4. The engine device according to claim 1, wherein the heating portion is configured to allow coolant water to flow in parts of an outer peripheral surface of the blow-by gas mixed joint, the parts being an upstream and a downstream of a region of the blow-by gas mixed joint into which the blow-by gas is introduced from the returning hose.

5. (canceled)

6. (canceled)

7. (canceled)

8. The engine device according to claim 1, further comprising

a pressure regulation portion including a blow-by gas passage in which the blow-by gas from the combustion chamber flows, wherein

the returning hose is connected to the blow-by gas passage; and

the pressure regulation portion includes a pressure regulation valve configured to cause the blow-by gas passage to be communicated with an outside when a pressure in the blow-by gas passage exceeds a predetermined pressure.

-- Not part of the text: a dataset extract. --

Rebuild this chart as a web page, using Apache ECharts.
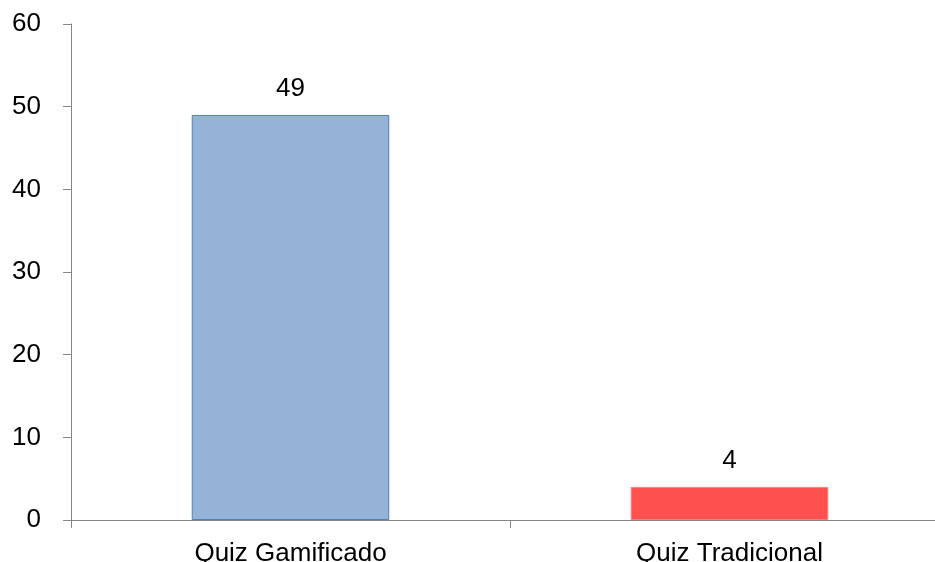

9. The engine device according to claim 8, wherein the pressure regulation portion includes an accumulation portion under the blow-by gas passage, and the accumulation portion is configured such that liquid contained in the blow-by gas flowing through the blow-by gas passage is accumulated in the accumulation portion.

10. The engine device according to claim 9, wherein the pressure regulation valve is configured to open an opening in a bottom surface of the accumulation portion under a weight of the liquid accumulated in the accumulation portion.

11. The engine device according to claim 8, wherein the returning hose is connected to the blow-by gas mixed joint such that the blow-by gas is introduced from below.

12. The engine device according to claim 11, wherein the pressure regulation portion is located in an undermost position of a path via which the blow-by gas is caused to flow from the combustion chamber to the blow-by gas mixed joint so that a liquid contained in the blow-by gas is discharged.

13. The engine device according to claim 1, wherein the blow-by gas mixed joint is provided with a temperature sensor so that an intake air temperature in the intake passage is detected.